Die Forscher analysierten mehr als 120 Datenbanken und inspizierten zu Fuß mehr als 2700 Kilometer Flussläufe. Bei ihren Exkursionen fanden sie der Studie zufolge im Schnitt doppelt so viele Hindernisse wie in den Datenbanken erfasst waren. Bei 629.955 registrierten Bauwerken schätzen sie die Gesamtzahl der Hindernisse daher auf mehr als 1,2 Millionen.
Europa habe demnach “möglicherweise das fragmentierteste Flussnetz der Welt”, schreiben die Forscher, zu denen auch Christiane Zarfl von der Universität Tübingen gehört. Den Forschern zufolge sind insbesondere kleine Bauwerke wie Wehre und Schleusen häufig nicht erfasst. Dabei stellten sie in ihrer Masse eine größere Gefahr für die Ökosysteme der Flüsse dar als große Staudämme, etwa weil sie den Lebensraum von Fischen einschränken.
Mehr als 90 Prozent der Barrieren seien weniger als fünf Meter hoch. Dämme mit mehr als 15 Metern Höhe machten hingegen weniger als ein Prozent aus.
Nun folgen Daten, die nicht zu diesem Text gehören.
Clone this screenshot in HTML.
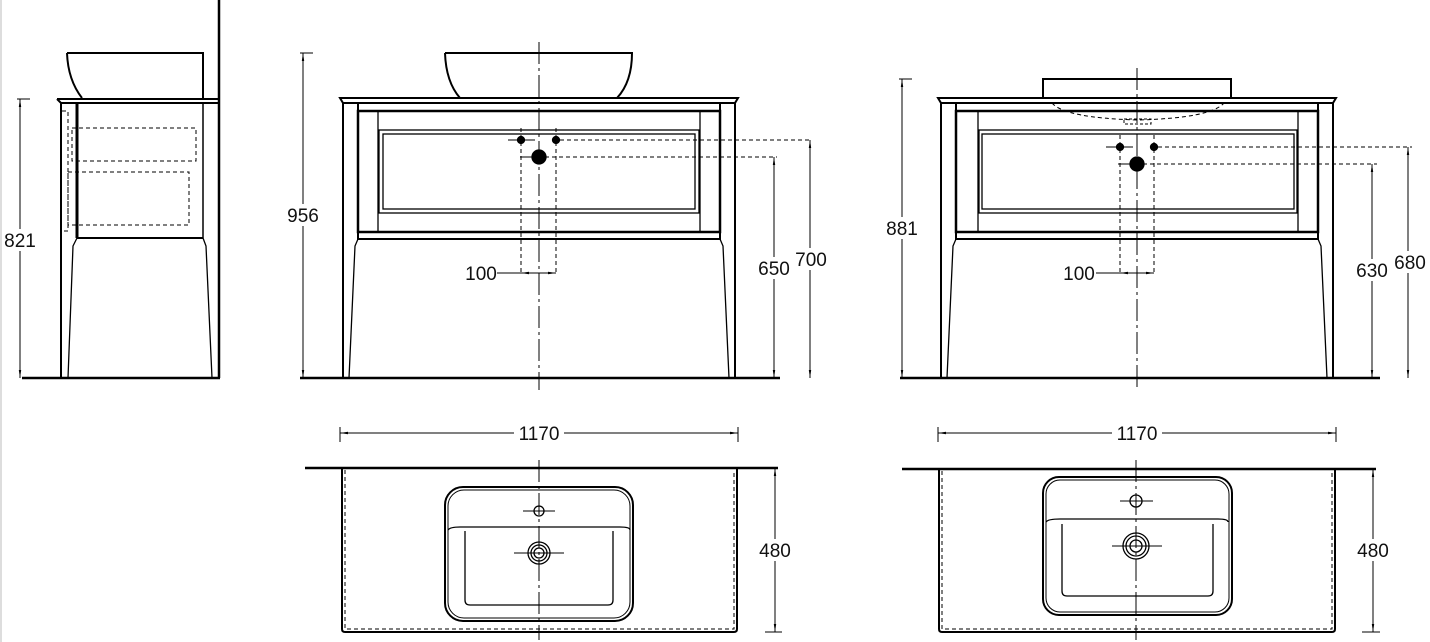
<!DOCTYPE html>
<html><head><meta charset="utf-8"><style>
html,body{margin:0;padding:0;background:#fff;}
svg{display:block;}
text{font-family:"Liberation Sans",sans-serif;font-size:19px;fill:#111;}
</style></head><body>
<svg width="1430" height="642" viewBox="0 0 1430 642" xmlns="http://www.w3.org/2000/svg">
<defs>
<marker id="a" viewBox="0 0 10 10" refX="10" refY="5" markerWidth="8" markerHeight="8" orient="auto-start-reverse"><path d="M0,3.5 L10,5 L0,6.5z" fill="#000"/></marker>
</defs>
<rect x="0" y="0" width="1430" height="642" fill="#fff"/>
<line x1="1" y1="0" x2="1" y2="642" stroke="#ddd" stroke-width="2"/>
<g fill="none" stroke="#000" stroke-width="1.3">

<line x1="219" y1="0" x2="219" y2="378" stroke-width="2.5"/>
<path d="M67,53 L203,53 L203,98 M67,53 Q68,80 82,98" stroke-width="2"/>
<path d="M57,99 L219,99 M57,99 L61,103 L219,103" stroke-width="2"/>
<line x1="61" y1="103" x2="61" y2="378" stroke-width="2"/>
<line x1="77" y1="103" x2="77" y2="238" stroke-width="3"/>
<line x1="203" y1="103" x2="203" y2="238" stroke-width="1.5"/>
<line x1="77" y1="238" x2="203" y2="238" stroke-width="2"/>
<path d="M77,238 L73,246 L68,378 M203,238 L206,246 L212,378"/>
<g stroke-dasharray="4,3" stroke-width="1"><rect x="72" y="128" width="124" height="33"/><rect x="68" y="172" width="121" height="53"/><path d="M62,111 L68,111 L68,231 L62,231"/></g>
<line x1="22" y1="378" x2="220" y2="378" stroke-width="2.5"/>
<line x1="20" y1="99" x2="20" y2="378" marker-start="url(#a)" marker-end="url(#a)" stroke-width="1"/>
<line x1="17" y1="99" x2="30" y2="99" stroke-width="1"/>

<path d="M445,53 L632,53 Q632,82 617,98 M445,53 Q446,82 460,98" stroke-width="2"/>
<path d="M340,98 L738,98 L735,103 L343,103 Z" stroke-width="2"/>
<line x1="343" y1="103" x2="343" y2="378" stroke-width="2"/>
<line x1="735" y1="103" x2="735" y2="378" stroke-width="2"/>
<rect x="358" y="111" width="362" height="121" stroke-width="2.5"/>
<line x1="358" y1="103" x2="358" y2="111" stroke-width="2"/>
<line x1="720" y1="103" x2="720" y2="111" stroke-width="2"/>
<line x1="378" y1="111" x2="378" y2="232"/><line x1="700" y1="111" x2="700" y2="232"/>
<rect x="379" y="130" width="320" height="83"/><rect x="383" y="134" width="312" height="75"/>
<path d="M358,232 L358,239 L720,239 L720,232" stroke-width="2"/>
<path d="M358,239 L355,246 L349,378 M720,239 L723,246 L729,378"/>
<line x1="300" y1="378" x2="780" y2="378" stroke-width="2.5"/>
<line x1="539" y1="42" x2="539" y2="390" stroke-width="1" stroke-dasharray="22,4,3,4"/>
<circle cx="521" cy="140" r="3.5" fill="#000"/><circle cx="556" cy="140" r="3.5" fill="#000"/>
<circle cx="539" cy="157" r="7" fill="#000"/>
<g stroke-width="1" stroke-dasharray="4,3">
<line x1="521" y1="128" x2="521" y2="275"/><line x1="556" y1="128" x2="556" y2="275"/>
<line x1="560" y1="140" x2="812" y2="140"/><line x1="545" y1="157" x2="777" y2="157"/>
</g>
<line x1="508" y1="140" x2="535" y2="140" stroke-width="1"/>
<line x1="520" y1="157" x2="536" y2="157" stroke-width="1"/>
<line x1="497" y1="273" x2="521" y2="273" stroke-width="1"/>
<line x1="539" y1="273" x2="521" y2="273" stroke-width="1" marker-end="url(#a)"/>
<line x1="539" y1="273" x2="556" y2="273" stroke-width="1" marker-end="url(#a)"/>
<line x1="303" y1="53" x2="303" y2="378" marker-start="url(#a)" marker-end="url(#a)" stroke-width="1"/>
<line x1="300" y1="53" x2="313" y2="53" stroke-width="1"/>
<line x1="774" y1="157" x2="774" y2="378" marker-start="url(#a)" marker-end="url(#a)" stroke-width="1"/>
<line x1="810" y1="140" x2="810" y2="378" marker-start="url(#a)" marker-end="url(#a)" stroke-width="1"/>

<path d="M1043,98 L1043,79 L1231,79 L1231,98" stroke-width="2"/>
<path d="M1052,103 Q1065,118 1138,120 Q1211,118 1224,103" stroke-width="1" stroke-dasharray="4,3"/>
<rect x="1124" y="119" width="27" height="5" stroke-width="1" stroke-dasharray="3,2"/>
<path d="M938,98 L1336,98 L1333,103 L941,103 Z" stroke-width="2"/>
<line x1="941" y1="103" x2="941" y2="378" stroke-width="2"/>
<line x1="1333" y1="103" x2="1333" y2="378" stroke-width="2"/>
<rect x="956" y="111" width="362" height="121" stroke-width="2.5"/>
<line x1="956" y1="103" x2="956" y2="111" stroke-width="2"/>
<line x1="1318" y1="103" x2="1318" y2="111" stroke-width="2"/>
<line x1="978" y1="111" x2="978" y2="232"/><line x1="1298" y1="111" x2="1298" y2="232"/>
<rect x="979" y="130" width="318" height="83"/><rect x="982" y="134" width="312" height="75"/>
<path d="M956,232 L956,239 L1318,239 L1318,232" stroke-width="2"/>
<path d="M956,239 L953,246 L947,378 M1318,239 L1321,246 L1327,378"/>
<line x1="900" y1="378" x2="1380" y2="378" stroke-width="2.5"/>
<line x1="1137" y1="68" x2="1137" y2="390" stroke-width="1" stroke-dasharray="22,4,3,4"/>
<circle cx="1120" cy="147" r="3.5" fill="#000"/><circle cx="1154" cy="147" r="3.5" fill="#000"/>
<circle cx="1137" cy="164" r="7" fill="#000"/>
<g stroke-width="1" stroke-dasharray="4,3">
<line x1="1120" y1="135" x2="1120" y2="275"/><line x1="1154" y1="135" x2="1154" y2="275"/>
<line x1="1158" y1="147" x2="1412" y2="147"/><line x1="1143" y1="164" x2="1377" y2="164"/>
</g>
<line x1="1106" y1="147" x2="1133" y2="147" stroke-width="1"/>
<line x1="1118" y1="164" x2="1134" y2="164" stroke-width="1"/>
<line x1="1096" y1="273" x2="1120" y2="273" stroke-width="1"/>
<line x1="1137" y1="273" x2="1120" y2="273" stroke-width="1" marker-end="url(#a)"/>
<line x1="1137" y1="273" x2="1154" y2="273" stroke-width="1" marker-end="url(#a)"/>
<line x1="902" y1="79" x2="902" y2="378" marker-start="url(#a)" marker-end="url(#a)" stroke-width="1"/>
<line x1="899" y1="79" x2="912" y2="79" stroke-width="1"/>
<line x1="1372" y1="164" x2="1372" y2="378" marker-start="url(#a)" marker-end="url(#a)" stroke-width="1"/>
<line x1="1408" y1="147" x2="1408" y2="378" marker-start="url(#a)" marker-end="url(#a)" stroke-width="1"/>

<line x1="340" y1="433" x2="738" y2="433" marker-start="url(#a)" marker-end="url(#a)" stroke-width="1"/>
<line x1="340" y1="427" x2="340" y2="442" stroke-width="1"/><line x1="738" y1="427" x2="738" y2="442" stroke-width="1"/>
<line x1="305" y1="468" x2="778" y2="468" stroke-width="2.5"/>
<path d="M342,468 L342,629 Q342,632 345,632 L734,632 Q737,632 737,629 L737,468" stroke-width="2"/>
<path d="M345,470 L345,629 L734,629 L734,470" stroke-width="1" stroke-dasharray="4,3"/>
<rect x="445" y="487" width="188" height="134" rx="18" stroke-width="2"/>
<rect x="448" y="490" width="182" height="128" rx="16" stroke-width="1"/>
<path d="M448,530 Q450,527 460,527 L620,527 Q630,527 630,530"/>
<path d="M465,531 L465,600 Q465,605 470,605 L608,605 Q613,605 613,600 L613,531"/>
<circle cx="539" cy="511" r="5"/>
<line x1="523" y1="511" x2="555" y2="511" stroke-width="1"/>
<circle cx="539" cy="553" r="11"/><circle cx="539" cy="553" r="8"/><circle cx="539" cy="553" r="5"/>
<line x1="514" y1="553" x2="564" y2="553" stroke-width="1"/>
<line x1="539" y1="460" x2="539" y2="640" stroke-width="1" stroke-dasharray="22,4,3,4"/>
<line x1="775" y1="468" x2="775" y2="632" marker-start="url(#a)" marker-end="url(#a)" stroke-width="1"/>
<line x1="765" y1="632" x2="782" y2="632" stroke-width="1"/>

<line x1="938" y1="433" x2="1336" y2="433" marker-start="url(#a)" marker-end="url(#a)" stroke-width="1"/>
<line x1="938" y1="427" x2="938" y2="442" stroke-width="1"/><line x1="1336" y1="427" x2="1336" y2="442" stroke-width="1"/>
<line x1="902" y1="469" x2="1376" y2="469" stroke-width="2.5"/>
<path d="M939,469 L939,629 Q939,632 942,632 L1332,632 Q1335,632 1335,629 L1335,469" stroke-width="2"/>
<path d="M942,471 L942,629 L1332,629 L1332,471" stroke-width="1" stroke-dasharray="4,3"/>
<rect x="1043" y="477" width="189" height="138" rx="16" stroke-width="2"/>
<rect x="1046" y="480" width="183" height="132" rx="14" stroke-width="1"/>
<path d="M1046,522 Q1048,519 1060,519 L1218,519 Q1228,519 1228,522"/>
<path d="M1062,524 L1062,591 Q1062,596 1067,596 L1208,596 Q1213,596 1213,591 L1213,524"/>
<circle cx="1136" cy="501" r="6"/>
<line x1="1120" y1="501" x2="1153" y2="501" stroke-width="1"/>
<circle cx="1136" cy="546" r="13"/><circle cx="1136" cy="546" r="10"/><circle cx="1136" cy="546" r="6"/>
<line x1="1112" y1="546" x2="1162" y2="546" stroke-width="1"/>
<line x1="1136" y1="460" x2="1136" y2="640" stroke-width="1" stroke-dasharray="22,4,3,4"/>
<line x1="1373" y1="469" x2="1373" y2="632" marker-start="url(#a)" marker-end="url(#a)" stroke-width="1"/>
<line x1="1362" y1="632" x2="1380" y2="632" stroke-width="1"/>
</g>

<g>
<rect x="2" y="229" width="36" height="22" fill="#fff"/><text x="20" y="247" text-anchor="middle">821</text>
<rect x="285" y="204" width="36" height="22" fill="#fff"/><text x="303" y="222" text-anchor="middle">956</text>
<text x="481" y="280" text-anchor="middle">100</text>
<rect x="756" y="257" width="36" height="22" fill="#fff"/><text x="774" y="275" text-anchor="middle">650</text>
<rect x="793" y="248" width="36" height="22" fill="#fff"/><text x="811" y="266" text-anchor="middle">700</text>
<rect x="884" y="217" width="36" height="22" fill="#fff"/><text x="902" y="235" text-anchor="middle">881</text>
<text x="1079" y="280" text-anchor="middle">100</text>
<rect x="1354" y="259" width="36" height="22" fill="#fff"/><text x="1372" y="277" text-anchor="middle">630</text>
<rect x="1392" y="251" width="36" height="22" fill="#fff"/><text x="1410" y="269" text-anchor="middle">680</text>
<rect x="514" y="422" width="50" height="22" fill="#fff"/><text x="539" y="440" text-anchor="middle">1170</text>
<rect x="1112" y="422" width="50" height="22" fill="#fff"/><text x="1137" y="440" text-anchor="middle">1170</text>
<rect x="757" y="539" width="36" height="22" fill="#fff"/><text x="775" y="557" text-anchor="middle">480</text>
<rect x="1355" y="539" width="36" height="22" fill="#fff"/><text x="1373" y="557" text-anchor="middle">480</text>
</g>
</svg>
</body></html>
Darin liegt laut den Forschern eine Chance: Viele der Barrieren seien “alt, klein und überflüssig”. Sie könnten leicht entfernt werden. “Obwohl große Staudämme die meiste Aufmerksamkeit auf sich ziehen, sind es die kleinen Barrieren, die zusammen den größten Schaden verursachen”, schreiben sie.